How long can stored rainwater sit safely?

Outdoor use: months (algae develops but doesn’t harm plants). Drinking: needs UV sterilization within days of storage in warm climates. Cool, dark, sealed cisterns extend storage time significantly.

Can I water vegetables with rainwater?

Yes, with one caveat: if your roof has lead-painted trim or asbestos shingles, the runoff might carry contaminants. Modern asphalt shingles are generally safe; older roofs warrant testing.

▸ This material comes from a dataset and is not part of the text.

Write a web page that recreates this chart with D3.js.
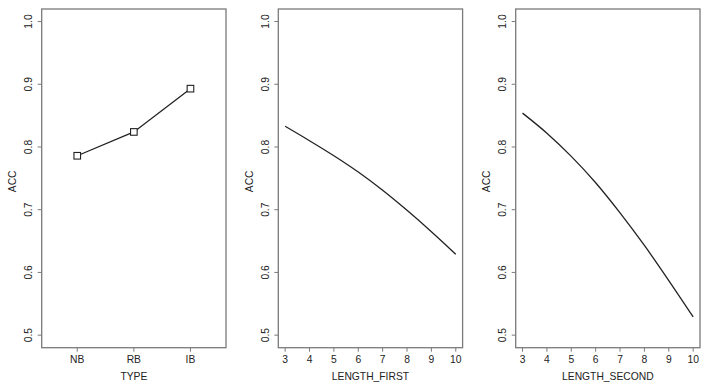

What’s the payback period?

A $200 barrel setup pays back in 2–4 years on water savings in typical climates. Larger systems take 5–10 years.

Will rain barrels overflow during heavy storms?

Yes — that’s normal. The overflow goes back into your downspout. The system collects what it can hold and lets the rest pass through.

Do I need to elevate barrels?

Yes, for hose use. The hose pressure depends on the height of water above the spigot. Cinder blocks (12–16 inches) provide enough pressure for normal garden watering.

Can I use rainwater for pets and livestock?

Yes for most situations. The roof-runoff first-flush should be diverted away. Most pets and farm animals tolerate clean rainwater without issues; some sensitive species (rabbits, certain birds) might warrant filtered water.

The landing

The Austin homeowner’s $750 setup (five barrels and fittings) collected enough rainwater in one storm to handle three weeks of garden watering. Her water bill dropped 60% during the growing season. She didn’t need permits, didn’t need an engineer, didn’t need a contractor. Rain falls on roofs everywhere. Most of it currently flows into storm sewers and away. Capturing even a fraction of what your roof receives is the most boring high-leverage residential project available. Start with one barrel. See what you collect. Add more if it works. The rain is already paid for.